El tren, como comienzo y final, es ya una melancólica declaración de principios. Una apuesta por un clasicismo romántico que deriva a lo largo del metraje en metáfora. Porque “El tiempo de los amantes”, además de narrar con cuerpos veteranos una pasión adolescente reencontrada, apunta a la reflexión. Nos conduce sin dilación –apenas retrata unas horas en la vida de los protagonistas- a un existencialismo contenido en una habitación de hotel y cuatro calles. No hay más interrupciones que el alocado devenir de nuestra aprendiz de actriz. Se agradece la desnudez de la puesta en escena, el acercamiento a rostros y cuerpos, los diálogos a veces banales, otras perdurables. La vida es así, un atasco sentimental, un nudo de emociones que casi siempre resulta difícil gestionar.

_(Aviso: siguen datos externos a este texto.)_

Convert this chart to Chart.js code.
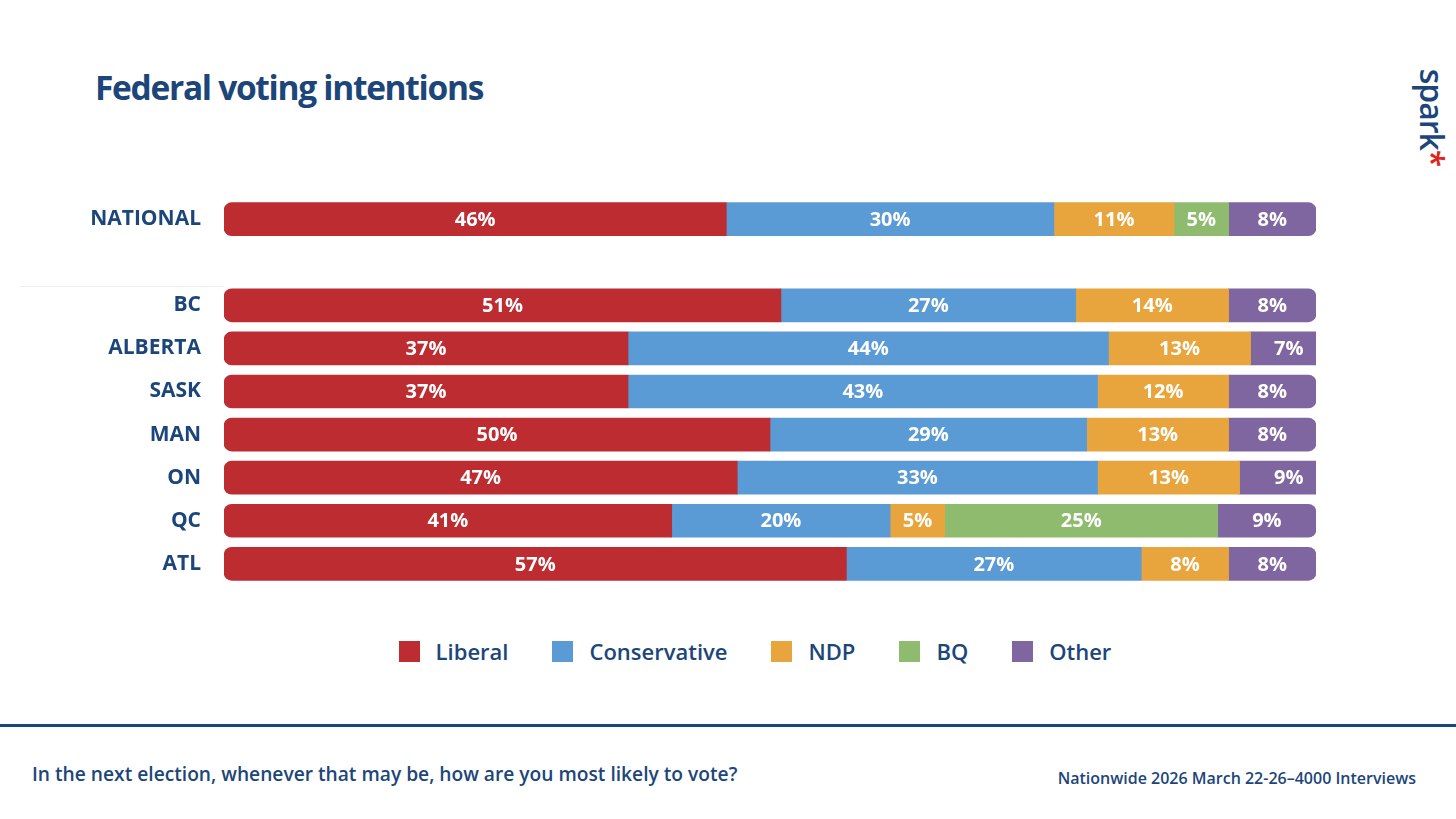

Emmanuel Devos, nuestra Alix, da rienda suelta a su comedida bohemia moviéndose como una bola de billar en el tapete. Busca ser querida, pero es incapaz de asumir la constancia del amor. Encuentra en Doug –ese profesor de literatura extraviado en París- un desencadenante. Las escenas de intimidad entre ambos, hechas de miradas –increíble la de la francesa- y susurros, aportan una lentitud al conjunto que es un elogio de la profundidad. La sustancia del amor sin añadidos. Redundando en cierto pesimismo, el final abierto queda en manos de una dirección -una carta en todo caso-, que deja en el aire un próximo encuentro, un amor epistolar o, por qué no, la nada de un recuerdo. Un estremecimiento que probablemente recorra a nuestros protagonistas cuando, en sus respectivas vidas, rememoren lo que en tan poco tiempo representaron el uno para el otro.